Leitsatz

Dem Antragsteller in einem familiengerichtlichen Verfahren war zunächst mit Beschluss vom 22.6.2004 Prozesskostenhilfe ohne Ratenzahlung bewilligt worden. Mit Beschluss vom 1.2.2006 wurde der ursprüngliche PKH-Beschluss unter Hinweis darauf aufgehoben, er verfüge über einen das Schonvermögen gem. § 90 Abs. 2 Nr. 9 SGB XII übersteigenden Betrag von 2.195,70 EUR, den er für die Verfahrenskosten einzusetzen habe.

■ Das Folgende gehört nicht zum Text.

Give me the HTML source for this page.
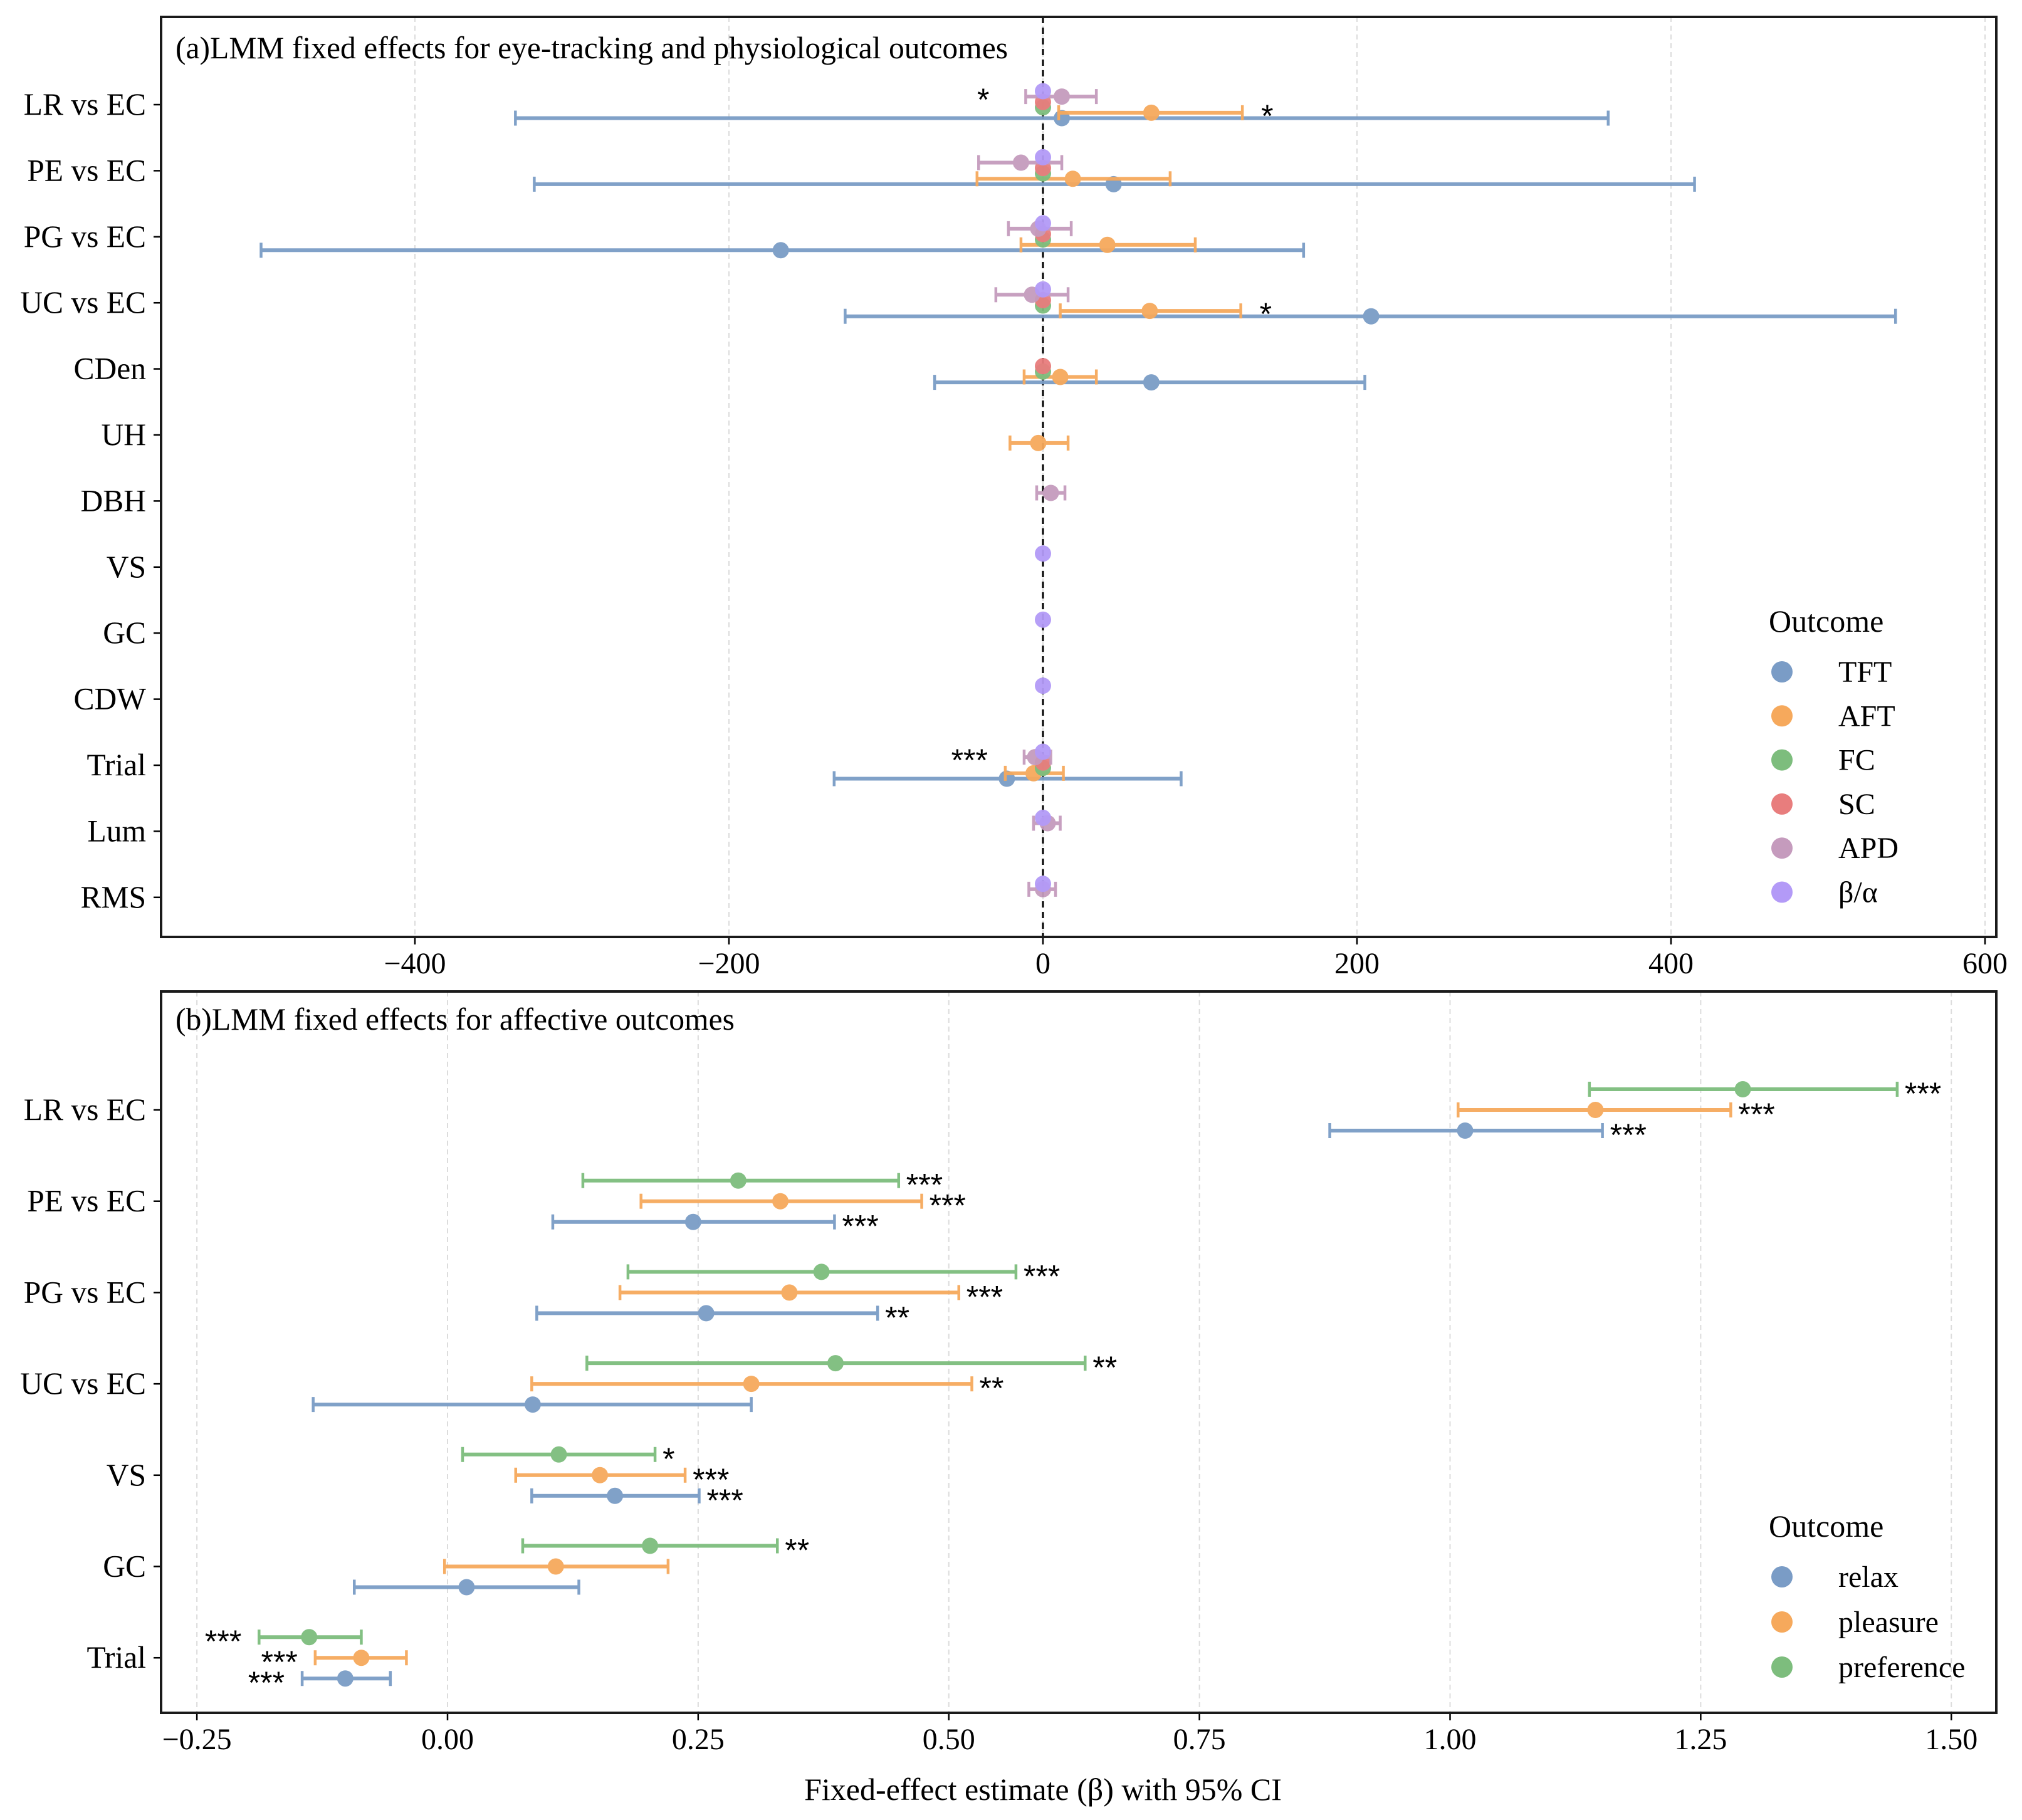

Gegen diesen Beschluss legte der Antragsteller Beschwerde ein, die in der Sache erfolgreich war und zur Aufhebung des Beschlusses vom 1.2.2006 führte.

 

Sachverhalt

siehe Kurzzusammenfassung

 

Entscheidung

Entgegen der Annahme des erstinstanzlichen Gerichts könne in den persönlichen und wirtschaftlichen Verhältnissen des Antragstellers keine wesentliche Veränderung festgestellt werden, die es gem. § 120 Abs. 4 S. 1 ZPO rechtfertigen könnte, den Antragsteller nunmehr darauf zu verweisen, sein angeblich das Schonvermögen übersteigendes Vermögen für die Prozesskosten zu verwenden.

Die Vermögenswerte des Antragstellers i.H.v. insgesamt 5.627,21 EUR resultierten allesamt aus sog. Rückkaufswerten vier privater Versicherungen, einer Lebensversicherung und dreier Rentenversicherungen, deren Einsatz für die Prozesskosten ihm weder unmittelbar möglich noch mittelbar via Kündigung eines Vertrages gem. § 115 Abs. 3 ZPO zumutbar sei.

Die sofortige Kündigung der langfristig abgeschlossenen Verträge sei erfahrungsgemäß mit ökonomisch unverhältnismäßigen Nachteilen verbunden, die zwecks Finanzierung der Prozesskosten in Kauf zu nehmen einer Partei grundsätzlich nicht angesonnen werden könne.

Hinzukomme, dass in Zeiten des fortschreitenden Abbaus der Leistungen aus der gesetzlichen Rentenversicherung ergänzende Maßnahmen auch einer vollschichtig erwerbstätigen Partei zu privater, eigens steuerrechtlich geförderten Altersvorsorge nicht nur vernünftig und ratsam seien, sondern zwecks Wahrung eines halbwegs adäquaten Lebensstandards im Alter mittlerweile geradezu unerlässlich erschienen.

Es könne nicht Sinn und Zweck der Prozesskostenhilfe sein, verdienstvolle private Initiativen und Vorkehrungen dieser Art, die anderenorts gerade mit besonderen staatlichen Mitteln gefördert würden, im Nachhinein zu konterkarieren, indem überspannte Anforderungen an die zumutbare Verwertung solcherart erworbener Vermögenswerte gestellt würden.

 

Hinweis

Leider ist die Rechtsprechung der Oberlandesgerichte zur Zumutbarkeit des Einsatzes von Lebensversicherungen bzw. deren Rückkaufswerte zum Bestreiten von Prozesskosten nach wie vor uneinheitlich. Jeder Praktiker wird sich daher zunächst mit der insoweit vertretenen Auffassung seines OLG vertraut machen müssen. Zum Meinungsstand im Einzelnen wird auf Philippi in Zöller, ZPO, 26. Aufl., 2007, § 115 Rz. 58c m.w.N. verwiesen.